В полемике с идеей регуляции природы Николая Федорова Кисина заражает серийно-массовое искусство-производство смертью. Симметрия, или отсутствие различий, выступая основополагающим принципом структуры отдельного организма и общества в целом, ведет не к гармоничному идеальному обществу, как можно было бы предположить, но "к безумному соперничеству, к беспощадной борьбе между людьми" (Р. Жирар), порождает культурный кризис, связанный с утратой идентичности, определяемой дифференциально. Двойничество (в романе "Слезы" каждый адепт симметрии имел двойника) оборачивается чудовищностью: толпа симметристов кажется зверем, у которого "много глаз и сердец и рук и ног <…> и этот зверь был готов в любой момент наброситься на другого зверя - вялого и разболтанного животного повседневности" (с. 153).

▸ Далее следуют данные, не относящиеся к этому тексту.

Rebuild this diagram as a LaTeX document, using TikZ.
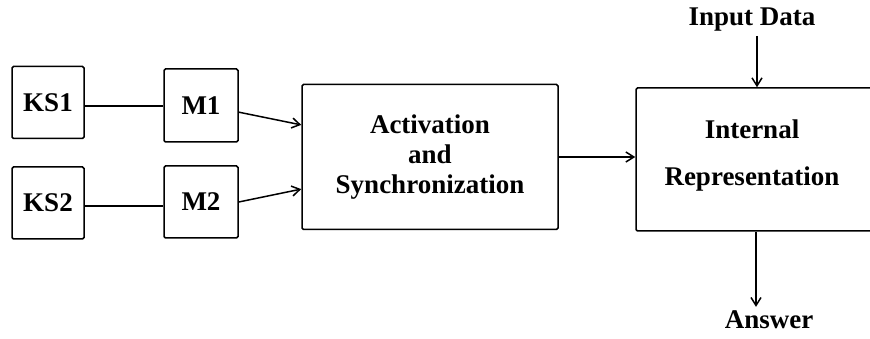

Впрочем, конфликт природного и массово-культурного у Кисиной далек от однозначности. Если в романе "Слезы" симметричная революция все же подавляется контрреволюцией, направленной против серийной культуры, то в рассказе "Русский лес" тиражируется уже не культура, а природа: вернувшийся из Германии в Россию герой Володя (Владимир Набоков?) становится свидетелем того, как Москва, стремительно теряя признаки человеческого, зарастает германскими дубами (чем-то напоминающими неистребимые сорняки, с которыми боролся в известной повести-сказке Урфин Джюс). Пародийное единение репатрианта Владимира со своим народом в безуспешной борьбе с немецким дубовым нашествием парадоксальным образом завершается непародийной победой над всей русско-немецкой политизированной и социологизированной действительностью вырвавшегося из-под производственного контроля русского леса: "Он прижал ее [телефонную трубку] крепче к уху, надеясь услышать спасительный голос, и вдруг в ухе запело, завозилось, аукнулась невидимая телефонистка и зашумел лес - глухой и непреклонный русский лес" (с. 192). Природное и культурное в прозе Кисиной в результате, как и само искусство фотографии, балансируют между пронзительной уникальностью и серийным воспроизведением. Есть и более трагический подтекст их конфликта: дублирование смерти. И в непосредственной близости у Кисиной маячит всемирная катастрофа ("Гропиус обманул"). Устроенный героиней рассказа и "мамой" взрыв города-мира, однако, не знаменует конца истории: взрывной гриб оказывается перевернутым отражением сметенного с лица земли города, время и история движутся в обратную сторону до очередного взрыва, на этот раз - города-двойника. История, замыкаясь в дурной серийности взрывов и двойников-отражений, предстает принципиально незавершаемой. Интересно, что продавец бомб у Кисиной носит имя Вальтера Гропиуса - архитектора, основателя и первого директора Bauhaus'а, идеолога массового производства предметов искусства для народного потребления.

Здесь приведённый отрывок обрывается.